The procurement, referenced as solicitation No. F41624-93-R-8003, was synopsized in the Commerce Business Daily (CBD) on November 27, 1992. The synopsis stated that the agency intended to make 5 to 10 awards of indefinite delivery/ indefinite quantity contracts for 1-year basic and four 1-year option periods. The synopsis invited firms to submit a completed Standard Form (SF) 254 (A-E and Related Services Questionnaire) and an SF 255 (A-E Related Services for Specific Project Questionnaire) on which firms provide their qualifications. The CBD notice also stated that firms submitting their qualifications would be evaluated under the following six factors, listed in descending order of importance: (1) specialized experience (subsequently assigned 35 points during evaluation); (2) past performance (25 points); (3) professional qualifications (20 points); (4) professional capacity (15 points); (5) location (all firms met this criterion); and (6) volume of work previously awarded to the firm by the Department of Defense (DOD) (5 points).

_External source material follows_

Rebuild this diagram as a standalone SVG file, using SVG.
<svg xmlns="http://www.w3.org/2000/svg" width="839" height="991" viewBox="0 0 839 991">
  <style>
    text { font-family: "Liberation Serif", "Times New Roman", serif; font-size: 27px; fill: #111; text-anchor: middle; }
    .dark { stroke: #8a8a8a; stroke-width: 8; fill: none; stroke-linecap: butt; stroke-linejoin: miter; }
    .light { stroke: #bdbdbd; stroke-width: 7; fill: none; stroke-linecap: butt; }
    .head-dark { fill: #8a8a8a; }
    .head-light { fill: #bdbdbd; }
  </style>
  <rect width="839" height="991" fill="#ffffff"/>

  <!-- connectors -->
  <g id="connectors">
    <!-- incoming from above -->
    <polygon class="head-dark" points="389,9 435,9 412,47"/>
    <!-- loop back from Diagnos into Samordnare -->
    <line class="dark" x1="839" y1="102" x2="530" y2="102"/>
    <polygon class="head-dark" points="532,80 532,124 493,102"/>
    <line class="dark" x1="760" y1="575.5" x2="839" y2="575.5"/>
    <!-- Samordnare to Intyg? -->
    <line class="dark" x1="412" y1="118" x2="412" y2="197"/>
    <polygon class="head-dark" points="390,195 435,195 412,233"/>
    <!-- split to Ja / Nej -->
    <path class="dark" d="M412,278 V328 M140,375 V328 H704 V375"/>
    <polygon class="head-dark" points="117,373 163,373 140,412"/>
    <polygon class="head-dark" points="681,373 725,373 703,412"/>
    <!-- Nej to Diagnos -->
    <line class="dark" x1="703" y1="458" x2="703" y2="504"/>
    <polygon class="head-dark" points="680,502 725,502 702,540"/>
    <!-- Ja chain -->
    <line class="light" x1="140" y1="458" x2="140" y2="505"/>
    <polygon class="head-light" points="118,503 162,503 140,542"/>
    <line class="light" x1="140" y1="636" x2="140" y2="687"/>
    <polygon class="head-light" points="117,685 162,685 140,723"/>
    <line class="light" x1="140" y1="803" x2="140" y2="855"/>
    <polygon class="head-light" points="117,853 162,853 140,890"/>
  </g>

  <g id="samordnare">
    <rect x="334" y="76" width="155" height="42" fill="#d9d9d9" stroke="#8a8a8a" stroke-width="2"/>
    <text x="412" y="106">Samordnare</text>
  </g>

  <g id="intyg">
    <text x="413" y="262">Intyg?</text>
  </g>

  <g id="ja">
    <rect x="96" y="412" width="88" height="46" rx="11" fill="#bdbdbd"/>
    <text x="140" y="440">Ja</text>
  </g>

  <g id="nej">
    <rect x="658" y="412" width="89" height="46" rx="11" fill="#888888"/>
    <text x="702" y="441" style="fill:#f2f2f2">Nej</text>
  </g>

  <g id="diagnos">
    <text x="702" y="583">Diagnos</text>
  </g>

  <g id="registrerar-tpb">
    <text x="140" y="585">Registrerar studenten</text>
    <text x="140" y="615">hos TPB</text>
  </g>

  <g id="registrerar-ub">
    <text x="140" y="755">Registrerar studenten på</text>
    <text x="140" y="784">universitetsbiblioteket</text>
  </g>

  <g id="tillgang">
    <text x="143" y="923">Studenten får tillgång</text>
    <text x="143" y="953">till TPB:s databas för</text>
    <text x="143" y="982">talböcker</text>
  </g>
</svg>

In response to the CBD notice, 70 firms submitted qualifications statements. The agency convened a preselection board with five voting members for purposes of selecting a list of firms with which to negotiate the A-E contracts. Each evaluator assigned points under each evaluation factor which were then compiled to form an evaluator's raw total score for each firm. The agency then converted each evaluator's raw points to a normalized score to correct the effect of extreme point assignment by any individual evaluator. The normalized score ranked the firms according to each evaluator's selection of the best qualified firm (normalized position No. (1) to the least qualified firm (normalized position No. (70). The combined normalized scores of all evaluators were then used to list each firm's standing from best qualified to least qualified in the field of 70. The board then selected the top 15 firms from the normalized list for negotiations. Weston was ranked 33rd on the normalized list (as well as on the raw score list on which Weston received a total raw score of 392 out of a maximum of 500). This protest followed.[1]

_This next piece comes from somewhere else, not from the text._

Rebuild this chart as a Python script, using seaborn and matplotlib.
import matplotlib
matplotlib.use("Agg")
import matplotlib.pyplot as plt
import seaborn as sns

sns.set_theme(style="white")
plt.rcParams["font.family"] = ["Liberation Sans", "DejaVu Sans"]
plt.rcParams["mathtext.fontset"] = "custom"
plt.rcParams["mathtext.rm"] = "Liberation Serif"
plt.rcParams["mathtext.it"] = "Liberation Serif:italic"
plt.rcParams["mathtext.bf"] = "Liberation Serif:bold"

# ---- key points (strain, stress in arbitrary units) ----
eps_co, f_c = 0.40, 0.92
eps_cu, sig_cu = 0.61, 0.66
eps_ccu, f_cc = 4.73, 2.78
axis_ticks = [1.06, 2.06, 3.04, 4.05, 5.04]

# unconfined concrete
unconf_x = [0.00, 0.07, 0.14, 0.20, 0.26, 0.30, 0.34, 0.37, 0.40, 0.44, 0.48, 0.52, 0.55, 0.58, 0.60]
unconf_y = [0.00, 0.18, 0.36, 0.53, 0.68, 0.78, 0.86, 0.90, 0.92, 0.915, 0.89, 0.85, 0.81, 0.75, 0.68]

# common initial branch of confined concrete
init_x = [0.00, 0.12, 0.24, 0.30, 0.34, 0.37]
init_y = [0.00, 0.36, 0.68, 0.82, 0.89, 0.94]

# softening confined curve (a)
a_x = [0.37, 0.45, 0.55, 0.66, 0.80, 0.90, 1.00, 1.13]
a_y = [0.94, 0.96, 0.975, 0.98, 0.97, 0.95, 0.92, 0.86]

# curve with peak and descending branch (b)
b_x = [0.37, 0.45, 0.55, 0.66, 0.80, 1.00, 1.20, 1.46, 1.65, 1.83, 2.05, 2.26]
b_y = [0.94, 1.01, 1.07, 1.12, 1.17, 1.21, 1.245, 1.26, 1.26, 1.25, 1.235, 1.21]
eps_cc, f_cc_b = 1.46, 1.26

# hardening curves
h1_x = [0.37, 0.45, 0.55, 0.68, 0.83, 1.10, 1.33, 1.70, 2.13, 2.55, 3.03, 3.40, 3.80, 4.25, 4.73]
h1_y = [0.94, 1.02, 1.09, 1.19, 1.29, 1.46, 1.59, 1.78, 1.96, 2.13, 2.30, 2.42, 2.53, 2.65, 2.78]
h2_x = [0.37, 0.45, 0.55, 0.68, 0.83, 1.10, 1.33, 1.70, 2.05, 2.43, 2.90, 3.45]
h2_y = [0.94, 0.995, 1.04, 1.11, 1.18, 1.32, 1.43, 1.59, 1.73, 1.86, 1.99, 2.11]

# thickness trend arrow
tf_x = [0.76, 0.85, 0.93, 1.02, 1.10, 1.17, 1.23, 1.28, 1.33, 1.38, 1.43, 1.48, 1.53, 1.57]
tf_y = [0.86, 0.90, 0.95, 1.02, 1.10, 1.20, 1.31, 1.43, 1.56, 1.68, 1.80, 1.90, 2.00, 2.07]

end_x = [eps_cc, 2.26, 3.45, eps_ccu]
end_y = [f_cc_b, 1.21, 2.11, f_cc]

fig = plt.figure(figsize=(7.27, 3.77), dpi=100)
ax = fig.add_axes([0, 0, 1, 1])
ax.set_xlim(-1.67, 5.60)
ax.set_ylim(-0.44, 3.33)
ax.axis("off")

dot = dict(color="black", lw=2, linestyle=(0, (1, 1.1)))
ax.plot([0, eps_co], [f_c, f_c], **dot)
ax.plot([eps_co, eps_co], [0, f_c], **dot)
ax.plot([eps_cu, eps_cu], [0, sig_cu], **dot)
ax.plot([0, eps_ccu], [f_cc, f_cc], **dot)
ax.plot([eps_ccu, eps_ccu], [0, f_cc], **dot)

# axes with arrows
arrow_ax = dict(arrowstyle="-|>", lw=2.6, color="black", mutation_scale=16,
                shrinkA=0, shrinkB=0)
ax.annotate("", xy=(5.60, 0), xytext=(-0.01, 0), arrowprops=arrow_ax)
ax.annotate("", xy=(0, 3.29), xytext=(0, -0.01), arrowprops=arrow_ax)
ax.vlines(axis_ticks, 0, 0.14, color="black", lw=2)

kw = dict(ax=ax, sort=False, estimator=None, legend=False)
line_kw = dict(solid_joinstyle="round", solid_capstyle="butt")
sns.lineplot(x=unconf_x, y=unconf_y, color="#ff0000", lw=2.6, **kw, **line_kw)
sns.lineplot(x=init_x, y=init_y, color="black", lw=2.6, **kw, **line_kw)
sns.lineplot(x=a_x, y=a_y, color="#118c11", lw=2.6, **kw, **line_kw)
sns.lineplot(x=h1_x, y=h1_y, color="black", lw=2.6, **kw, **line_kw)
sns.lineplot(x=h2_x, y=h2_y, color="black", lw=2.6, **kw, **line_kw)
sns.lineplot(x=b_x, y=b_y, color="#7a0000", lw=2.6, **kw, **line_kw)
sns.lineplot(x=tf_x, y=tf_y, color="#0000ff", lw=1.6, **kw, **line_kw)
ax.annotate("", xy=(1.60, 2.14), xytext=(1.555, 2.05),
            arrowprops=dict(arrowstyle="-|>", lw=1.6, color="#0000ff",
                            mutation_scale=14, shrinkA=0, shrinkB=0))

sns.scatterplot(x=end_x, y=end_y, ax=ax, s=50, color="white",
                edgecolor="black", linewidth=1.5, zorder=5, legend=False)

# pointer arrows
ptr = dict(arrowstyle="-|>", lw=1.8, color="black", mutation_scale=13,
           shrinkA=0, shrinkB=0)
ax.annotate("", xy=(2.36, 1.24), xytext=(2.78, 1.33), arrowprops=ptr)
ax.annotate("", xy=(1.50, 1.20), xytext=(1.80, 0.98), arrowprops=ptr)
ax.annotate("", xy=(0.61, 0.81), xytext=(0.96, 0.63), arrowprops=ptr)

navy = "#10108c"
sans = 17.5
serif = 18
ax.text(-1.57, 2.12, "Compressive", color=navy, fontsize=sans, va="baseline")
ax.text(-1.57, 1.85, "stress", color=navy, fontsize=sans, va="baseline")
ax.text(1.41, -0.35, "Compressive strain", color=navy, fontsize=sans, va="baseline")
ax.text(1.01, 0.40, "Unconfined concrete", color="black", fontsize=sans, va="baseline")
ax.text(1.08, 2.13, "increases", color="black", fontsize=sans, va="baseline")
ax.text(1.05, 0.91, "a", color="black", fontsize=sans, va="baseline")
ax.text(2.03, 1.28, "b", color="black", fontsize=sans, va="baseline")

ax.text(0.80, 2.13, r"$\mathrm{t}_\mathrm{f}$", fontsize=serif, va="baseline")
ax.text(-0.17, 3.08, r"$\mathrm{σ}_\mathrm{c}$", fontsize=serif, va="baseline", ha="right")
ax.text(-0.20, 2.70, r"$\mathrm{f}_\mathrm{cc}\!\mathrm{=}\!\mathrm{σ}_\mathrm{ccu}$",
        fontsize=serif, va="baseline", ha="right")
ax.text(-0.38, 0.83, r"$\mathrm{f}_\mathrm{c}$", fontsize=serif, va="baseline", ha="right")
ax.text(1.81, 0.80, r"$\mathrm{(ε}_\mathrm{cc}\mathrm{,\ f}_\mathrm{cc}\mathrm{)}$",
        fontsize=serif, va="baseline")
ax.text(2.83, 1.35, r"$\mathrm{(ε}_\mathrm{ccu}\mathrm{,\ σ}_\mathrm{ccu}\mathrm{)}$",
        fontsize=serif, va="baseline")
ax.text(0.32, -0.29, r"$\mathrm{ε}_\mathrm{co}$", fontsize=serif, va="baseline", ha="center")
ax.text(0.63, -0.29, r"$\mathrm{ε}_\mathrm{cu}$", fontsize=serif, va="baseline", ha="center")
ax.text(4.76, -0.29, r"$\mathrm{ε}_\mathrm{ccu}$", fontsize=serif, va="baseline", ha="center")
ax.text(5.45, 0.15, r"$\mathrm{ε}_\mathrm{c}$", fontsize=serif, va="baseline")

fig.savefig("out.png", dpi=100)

Weston essentially alleges that the agency misevaluated its past performance qualifications. Specifically, Weston states that it received consistently high scores for specialized experience, professional qualifications, and professional capacity--obtaining 92 percent, 90 percent, and 85 percent of the total available points, respectively, for each of these factors. Weston complains that it received only 56 percent of the total available points for past performance despite the fact that the overall scores show a direct correlation generally between scores awarded for professional capacity and specialized experience and the score for past performance. Weston quantifies the score it should have received (a total of 114 raw points for past performance) which the protester believes would have been "sufficiently high . . . to increase its total score within the range of scores determined by [the agency] to warrant discussions."

The agency principally argues that even if the protester had received the high score for past performance which the protester alleges should have been given to the firm, it would still have been the 25th rated firm under the normalized rating method.[2] Accordingly, the agency states that since the evaluation of past performance had no effect on the listing of firms for negotiations, the protest should be dismissed. We agree.

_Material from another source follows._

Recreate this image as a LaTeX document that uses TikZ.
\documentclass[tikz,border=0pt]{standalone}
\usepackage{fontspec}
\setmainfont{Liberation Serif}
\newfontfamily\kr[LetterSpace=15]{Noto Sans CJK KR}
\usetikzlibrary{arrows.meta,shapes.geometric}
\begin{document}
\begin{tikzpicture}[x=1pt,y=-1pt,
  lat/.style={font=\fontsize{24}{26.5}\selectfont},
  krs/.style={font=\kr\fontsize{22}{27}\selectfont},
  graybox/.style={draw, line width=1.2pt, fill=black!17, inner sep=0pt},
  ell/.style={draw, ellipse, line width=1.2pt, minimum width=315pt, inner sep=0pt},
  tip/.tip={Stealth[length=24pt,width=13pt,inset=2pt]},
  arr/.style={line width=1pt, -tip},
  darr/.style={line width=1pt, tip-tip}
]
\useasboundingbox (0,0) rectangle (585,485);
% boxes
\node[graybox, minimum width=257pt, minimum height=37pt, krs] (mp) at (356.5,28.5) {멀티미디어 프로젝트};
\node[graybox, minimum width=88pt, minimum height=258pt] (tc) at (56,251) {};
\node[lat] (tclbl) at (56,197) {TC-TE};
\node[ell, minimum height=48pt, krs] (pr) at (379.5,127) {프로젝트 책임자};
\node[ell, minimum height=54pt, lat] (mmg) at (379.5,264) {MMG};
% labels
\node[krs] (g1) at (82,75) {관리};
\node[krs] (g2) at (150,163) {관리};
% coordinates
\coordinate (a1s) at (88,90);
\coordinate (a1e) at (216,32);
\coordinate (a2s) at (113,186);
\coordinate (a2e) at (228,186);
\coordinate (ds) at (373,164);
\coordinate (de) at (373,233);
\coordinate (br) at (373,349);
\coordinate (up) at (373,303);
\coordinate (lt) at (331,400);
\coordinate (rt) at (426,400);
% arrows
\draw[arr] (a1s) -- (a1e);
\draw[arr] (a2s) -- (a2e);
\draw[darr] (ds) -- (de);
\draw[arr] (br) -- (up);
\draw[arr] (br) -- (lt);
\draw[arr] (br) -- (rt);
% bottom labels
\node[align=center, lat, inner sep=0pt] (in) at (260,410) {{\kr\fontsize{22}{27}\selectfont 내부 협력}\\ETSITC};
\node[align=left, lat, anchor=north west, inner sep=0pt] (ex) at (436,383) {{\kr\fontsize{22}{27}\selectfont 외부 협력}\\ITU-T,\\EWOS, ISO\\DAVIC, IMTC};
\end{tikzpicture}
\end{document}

In support of its position that the alleged misevaluation of its past performance had some effect on the selection decision, Weston argues that "normalized scores were calculated but were not used by [the agency] to rank firms for inclusion on the . . . list." The authority the protester cites for this proposition is a statement by the contracting officer in the agency report, taken out of context, that the "aggregate of factor scores were totaled to produce a numerical ranking for each firm." The agency report, the raw evaluation documents, and the ranking lists prepared by the evaluators, as well as the record as a whole, clearly show that the final selections were based solely on the ranking of firms on the normalized list. Thus the protester's argument is based on a factual error.[3] Simply put, regardless of the agency's evaluation of the protester's past performance, the firm would not have been selected for negotiations and therefore the protester provides no grounds for us to disturb the selection decision. See DOD Contracts, Inc., B-240590.3, Oct. 22, 1991, 91-2 CPD Para. 354.

Finally, the protester argues that it was prejudiced because it would have been selected for negotiations had the agency not arbitrarily limited the number of firms it selected for negotiations. We find no merit to this contention. The record shows that the CBD announcement stated that 5 to 10 awards were anticipated. As the agency states, "[a]llowing for the maximum number of awards and a couple of potentially unsuccessful negotiations, a short list of 12 [would have been] probably reasonable." Instead, the agency selected 15 firms, a number that is 50 percent more than the maximum number of contracts to be awarded. We find nothing in the record to suggest that limiting the number to 15 firms was other than reasonable.

The protest is dismissed.

1. Weston filed an initial protest objecting generally to its "exclusion from the competitive range," without being aware of any specific reason as to why the agency had not selected the firm for negotiations. Subsequently, upon receipt of the agency report, Weston filed an additional submission detailing its basis for protest--the agency's allegedly improper evaluation of its past performance.

2. The agency has provided our Office with a revised normalized list of firms ranked in order of merit which assumes the protester received the additional points it seeks for past performance.

3. The protester also argues that calculating a normalized score from a total given raw score of 114 is difficult without having each evaluator's individual raw score. However, given the total raw score of 114, the agency assumed that the protester received an "exceptional" rating for past performance by each evaluator and determined its revised normalized rating on that basis. The protester has never argued that any individual evaluator should have given the firm higher than an "exceptional" rating.